Report: Member of Spy Ring Admits He Worked for Mossad

YERUSHALAYIM

A suspected member of an alleged Mossad network in Turkey has admitted that he spied for the Israeli agency under cover of working for a consultancy, the Turkish daily Sabah reported.

According to the report, the suspect said during his interrogation that he had worked for the Israeli agency and received payment for his efforts.

On Thursday Sabah reported that 15 suspects were arrested a month ago for providing the Mossad with information on Turkish citizens and foreign students who study in the country.

The suspect had run a company in Istanbul that provided consultancy services to foreign students, the report says, adding that in 2018 the Mossad contacted him and asked him to collect information on Palestinian students in Turkey.

The suspect reportedly provided information and received payment via Western Union a week later. This process went on for three years, during which he received tens of thousands of dollars from Mossad operatives, the newspaper said.

Sabah, a pro-government newspaper, reported that to communicate with Mossad agents, the suspects used encrypted emails and software that generated fake phone numbers.

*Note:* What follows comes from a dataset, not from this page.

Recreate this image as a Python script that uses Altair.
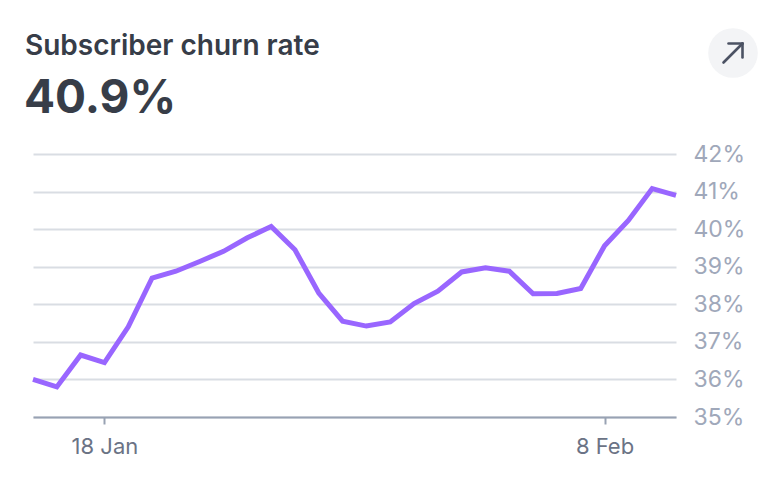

The paper added that the suspects received payments via international money transfer services, as well as Bitcoin. Most of the funds were transferred through middlemen such as jewelry stores and other merchants.

One detainee reportedly holds an Israeli passport and received $10,000 for information he provided over the past year. Another suspect allegedly met twice with Mossad agents in Zurich.

According to the Turkish media, most of the detainees are Palestinians and the spy ring especially aimed to gather information on local and foreign students who might work in the defense industry in the future.

Since the beginning of September, the seven Palestinian suspects disappeared one after the other, and their families lost contact with them, according to Arab media reports at the time.

The Palestinian Authority informed the families that it was in touch with the Turkish authorities to locate their relatives, and that a special Turkish-Palestinian task force had been set up to investigate the affair.

Four of the seven missing are from Gaza, and three from Yehudah and Shomron. One of the seven is a woman.